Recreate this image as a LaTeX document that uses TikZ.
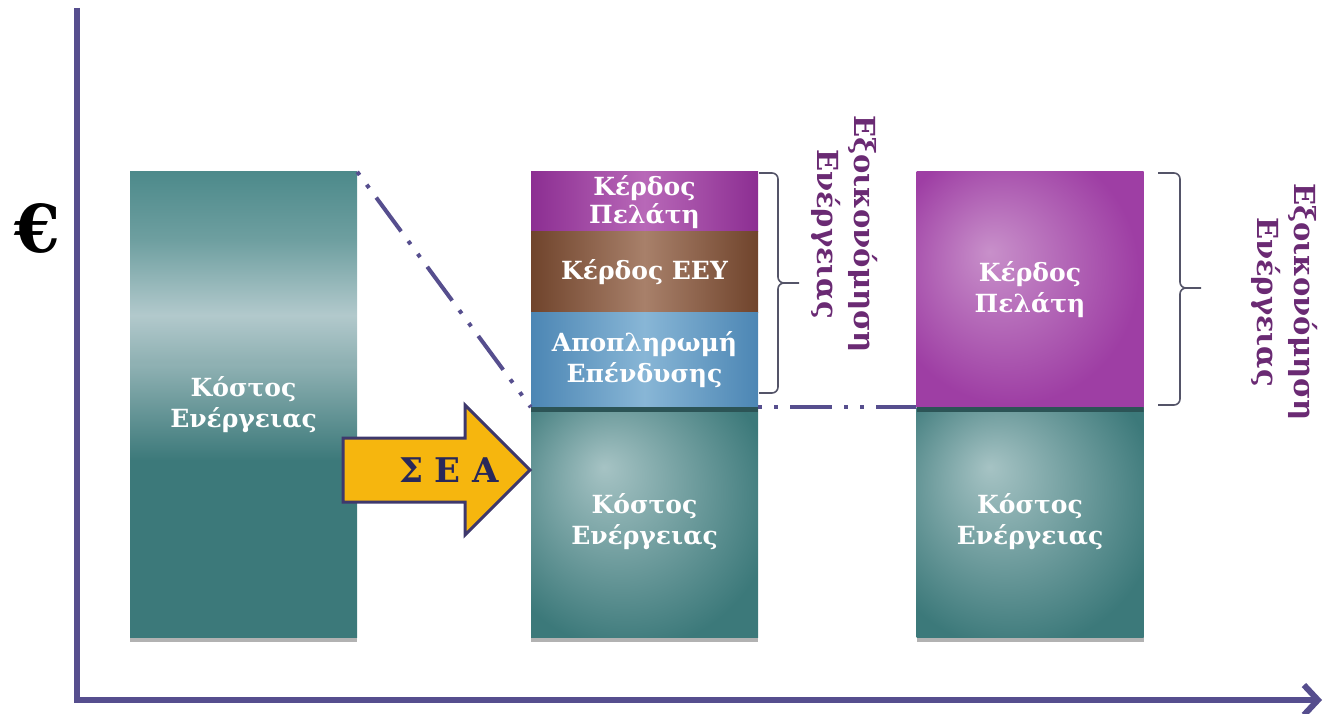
\documentclass[tikz,border=0pt]{standalone}
\usepackage{fontspec}
\setmainfont{DejaVu Serif}
\usepackage{tikz}
\usetikzlibrary{arrows.meta}
\usetikzlibrary{calc}
\usetikzlibrary{shadows}

\definecolor{axiscol}{RGB}{86,78,142}
\definecolor{tealdark}{RGB}{60,121,122}
\definecolor{tealtop}{RGB}{77,138,139}
\definecolor{tealupper}{RGB}{110,159,160}
\definecolor{teallight}{RGB}{178,201,204}
\definecolor{tealstep}{RGB}{143,177,179}
\definecolor{tealspotc}{RGB}{166,195,196}
\definecolor{tealedge}{RGB}{44,84,86}
\definecolor{purpedge}{RGB}{140,46,146}
\definecolor{purplight}{RGB}{184,104,184}
\definecolor{purpspot}{RGB}{200,144,202}
\definecolor{purpout}{RGB}{158,62,164}
\definecolor{brownedge}{RGB}{112,68,44}
\definecolor{brownlight}{RGB}{168,128,106}
\definecolor{blueedge}{RGB}{76,134,180}
\definecolor{bluelight}{RGB}{136,182,214}
\definecolor{seafill}{RGB}{246,182,14}
\definecolor{seaedge}{RGB}{62,56,108}
\definecolor{seatext}{RGB}{40,40,90}
\definecolor{savecol}{RGB}{106,42,115}
\definecolor{bracecol}{RGB}{84,84,104}

\pgfdeclareverticalshading{costfade}{100bp}{color(0bp)=(tealdark); color(25bp)=(tealdark); color(44bp)=(tealdark); color(54.3bp)=(tealstep); color(54.6bp)=(tealstep); color(59.6bp)=(teallight); color(67.7bp)=(tealupper); color(75bp)=(tealtop); color(100bp)=(tealtop)}
\pgfdeclareradialshading{tealspot}{\pgfpoint{-9bp}{12bp}}{color(0bp)=(tealspotc); color(32bp)=(tealdark); color(50bp)=(tealdark)}
\pgfdeclareradialshading{purpspotshade}{\pgfpoint{-9bp}{8bp}}{color(0bp)=(purpspot); color(28bp)=(purpout); color(50bp)=(purpout)}

\newcommand{\barfont}{\fontsize{25}{31}\selectfont\bfseries}
\newcommand{\savefont}{\fontsize{29}{37}\selectfont\bfseries}

\begin{document}
\begin{tikzpicture}[x=1pt, y=-1pt,
        bar_style/.style={rectangle, minimum width=227pt, inner sep=0pt, text=white, align=center, font=\barfont},
        cost_style/.style={bar_style, shading=tealspot,
            path picture={\fill[tealedge] (path picture bounding box.north west) rectangle ([yshift=-5pt]path picture bounding box.north east);},
            drop shadow={shadow xshift=0pt, shadow yshift=-5pt, opacity=0.5, fill=black!60}},
        edge_style/.style={draw=axiscol, line width=4pt, dash pattern=on 4pt off 12pt on 4pt off 12pt on 42pt off 12pt},
        brace_style/.style={draw=bracecol, line width=1.6pt, rounded corners=6pt},
        save_style/.style={text=savecol, align=center, font=\savefont, rotate=-90}]

        \useasboundingbox (0,0) rectangle (1326,714);

        \draw[axiscol, line width=6pt, line join=miter, -{Straight Barb[length=14pt, width=30pt]}] (77,8) -- (77,700) -- (1322,700);

        \node[font=\fontsize{66}{66}\selectfont\bfseries] (euro) at (37,228) {€};

        \node[bar_style, minimum height=465pt, shading=costfade, drop shadow={shadow xshift=0pt, shadow yshift=-5pt, opacity=0.5, fill=black!60}] (c1) at (243.5,404.5) {Κόστος\\Ενέργειας};

        \node[bar_style, minimum height=60pt, left color=purpedge, right color=purpedge, middle color=purplight, font=\fontsize{25}{28}\selectfont\bfseries] (k2) at (644.5,202) {Κέρδος\\Πελάτη};
        \node[bar_style, minimum height=80pt, left color=brownedge, right color=brownedge, middle color=brownlight] (e2) at (644.5,272) {Κέρδος ΕΕΥ};
        \node[bar_style, minimum height=95pt, left color=blueedge, right color=blueedge, middle color=bluelight] (a2) at (644.5,359.5) {Αποπληρωμή\\Επένδυσης};
        \node[cost_style, minimum height=230pt] (c2) at (644.5,522) {Κόστος\\Ενέργειας};

        \node[bar_style, minimum height=235pt, shading=purpspotshade] (k3) at (1030,289.5) {Κέρδος\\Πελάτη};
        \node[cost_style, minimum height=230pt] (c3) at (1030,522) {Κόστος\\Ενέργειας};

        \draw[fill=seafill, draw=seaedge, line width=3pt, line join=miter] (343,438) -- (465,438) -- (465,405) -- (530,470) -- (465,535) -- (465,502) -- (343,502) -- cycle;
        \node[text=seatext, font=\fontsize{34}{34}\selectfont\bfseries] (sea) at (449,470) {Σ Ε Α};

        \draw[edge_style] (c1.north east) -- (a2.south west);
        \draw[edge_style] (a2.south east) -- (k3.south west);

        \coordinate (b2top) at (759,173);
        \coordinate (b2mid) at (778,283);
        \coordinate (b2tip) at (799,283);
        \coordinate (b2bot) at (759,393);
        \coordinate (b3top) at (1158,173);
        \coordinate (b3mid) at (1180,288);
        \coordinate (b3tip) at (1201,288);
        \coordinate (b3bot) at (1158,405);
        \draw[brace_style] (b2top) -| (b2mid) -- (b2tip) (b2bot) -| (b2mid) -- (b2tip);
        \draw[brace_style] (b3top) -| (b3mid) -- (b3tip) (b3bot) -| (b3mid) -- (b3tip);

        \node[save_style] (save2) at (845,234) {Εξοικονόμηση\\Ενέργειας};
        \node[save_style] (save3) at (1285,302) {Εξοικονόμηση\\Ενέργειας};

        \end{tikzpicture}
\end{document}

════════

Transcribe the full listing above exactly as it stands, minus the pictures.

■ TASK RESULT:
Recreate this image as a LaTeX document that uses TikZ.
\documentclass[tikz,border=0pt]{standalone}
\usepackage{fontspec}
\setmainfont{DejaVu Serif}
\usepackage{tikz}
\usetikzlibrary{arrows.meta}
\usetikzlibrary{calc}
\usetikzlibrary{shadows}

\definecolor{axiscol}{RGB}{86,78,142}
\definecolor{tealdark}{RGB}{60,121,122}
\definecolor{tealtop}{RGB}{77,138,139}
\definecolor{tealupper}{RGB}{110,159,160}
\definecolor{teallight}{RGB}{178,201,204}
\definecolor{tealstep}{RGB}{143,177,179}
\definecolor{tealspotc}{RGB}{166,195,196}
\definecolor{tealedge}{RGB}{44,84,86}
\definecolor{purpedge}{RGB}{140,46,146}
\definecolor{purplight}{RGB}{184,104,184}
\definecolor{purpspot}{RGB}{200,144,202}
\definecolor{purpout}{RGB}{158,62,164}
\definecolor{brownedge}{RGB}{112,68,44}
\definecolor{brownlight}{RGB}{168,128,106}
\definecolor{blueedge}{RGB}{76,134,180}
\definecolor{bluelight}{RGB}{136,182,214}
\definecolor{seafill}{RGB}{246,182,14}
\definecolor{seaedge}{RGB}{62,56,108}
\definecolor{seatext}{RGB}{40,40,90}
\definecolor{savecol}{RGB}{106,42,115}
\definecolor{bracecol}{RGB}{84,84,104}

\pgfdeclareverticalshading{costfade}{100bp}{color(0bp)=(tealdark); color(25bp)=(tealdark); color(44bp)=(tealdark); color(54.3bp)=(tealstep); color(54.6bp)=(tealstep); color(59.6bp)=(teallight); color(67.7bp)=(tealupper); color(75bp)=(tealtop); color(100bp)=(tealtop)}
\pgfdeclareradialshading{tealspot}{\pgfpoint{-9bp}{12bp}}{color(0bp)=(tealspotc); color(32bp)=(tealdark); color(50bp)=(tealdark)}
\pgfdeclareradialshading{purpspotshade}{\pgfpoint{-9bp}{8bp}}{color(0bp)=(purpspot); color(28bp)=(purpout); color(50bp)=(purpout)}

\newcommand{\barfont}{\fontsize{25}{31}\selectfont\bfseries}
\newcommand{\savefont}{\fontsize{29}{37}\selectfont\bfseries}

\begin{document}
\begin{tikzpicture}[x=1pt, y=-1pt,
        bar_style/.style={rectangle, minimum width=227pt, inner sep=0pt, text=white, align=center, font=\barfont},
        cost_style/.style={bar_style, shading=tealspot,
            path picture={\fill[tealedge] (path picture bounding box.north west) rectangle ([yshift=-5pt]path picture bounding box.north east);},
            drop shadow={shadow xshift=0pt, shadow yshift=-5pt, opacity=0.5, fill=black!60}},
        edge_style/.style={draw=axiscol, line width=4pt, dash pattern=on 4pt off 12pt on 4pt off 12pt on 42pt off 12pt},
        brace_style/.style={draw=bracecol, line width=1.6pt, rounded corners=6pt},
        save_style/.style={text=savecol, align=center, font=\savefont, rotate=-90}]

        \useasboundingbox (0,0) rectangle (1326,714);

        \draw[axiscol, line width=6pt, line join=miter, -{Straight Barb[length=14pt, width=30pt]}] (77,8) -- (77,700) -- (1322,700);

        \node[font=\fontsize{66}{66}\selectfont\bfseries] (euro) at (37,228) {€};

        \node[bar_style, minimum height=465pt, shading=costfade, drop shadow={shadow xshift=0pt, shadow yshift=-5pt, opacity=0.5, fill=black!60}] (c1) at (243.5,404.5) {Κόστος\\Ενέργειας};

        \node[bar_style, minimum height=60pt, left color=purpedge, right color=purpedge, middle color=purplight, font=\fontsize{25}{28}\selectfont\bfseries] (k2) at (644.5,202) {Κέρδος\\Πελάτη};
        \node[bar_style, minimum height=80pt, left color=brownedge, right color=brownedge, middle color=brownlight] (e2) at (644.5,272) {Κέρδος ΕΕΥ};
        \node[bar_style, minimum height=95pt, left color=blueedge, right color=blueedge, middle color=bluelight] (a2) at (644.5,359.5) {Αποπληρωμή\\Επένδυσης};
        \node[cost_style, minimum height=230pt] (c2) at (644.5,522) {Κόστος\\Ενέργειας};

        \node[bar_style, minimum height=235pt, shading=purpspotshade] (k3) at (1030,289.5) {Κέρδος\\Πελάτη};
        \node[cost_style, minimum height=230pt] (c3) at (1030,522) {Κόστος\\Ενέργειας};

        \draw[fill=seafill, draw=seaedge, line width=3pt, line join=miter] (343,438) -- (465,438) -- (465,405) -- (530,470) -- (465,535) -- (465,502) -- (343,502) -- cycle;
        \node[text=seatext, font=\fontsize{34}{34}\selectfont\bfseries] (sea) at (449,470) {Σ Ε Α};

        \draw[edge_style] (c1.north east) -- (a2.south west);
        \draw[edge_style] (a2.south east) -- (k3.south west);

        \coordinate (b2top) at (759,173);
        \coordinate (b2mid) at (778,283);
        \coordinate (b2tip) at (799,283);
        \coordinate (b2bot) at (759,393);
        \coordinate (b3top) at (1158,173);
        \coordinate (b3mid) at (1180,288);
        \coordinate (b3tip) at (1201,288);
        \coordinate (b3bot) at (1158,405);
        \draw[brace_style] (b2top) -| (b2mid) -- (b2tip) (b2bot) -| (b2mid) -- (b2tip);
        \draw[brace_style] (b3top) -| (b3mid) -- (b3tip) (b3bot) -| (b3mid) -- (b3tip);

        \node[save_style] (save2) at (845,234) {Εξοικονόμηση\\Ενέργειας};
        \node[save_style] (save3) at (1285,302) {Εξοικονόμηση\\Ενέργειας};

        \end{tikzpicture}
\end{document}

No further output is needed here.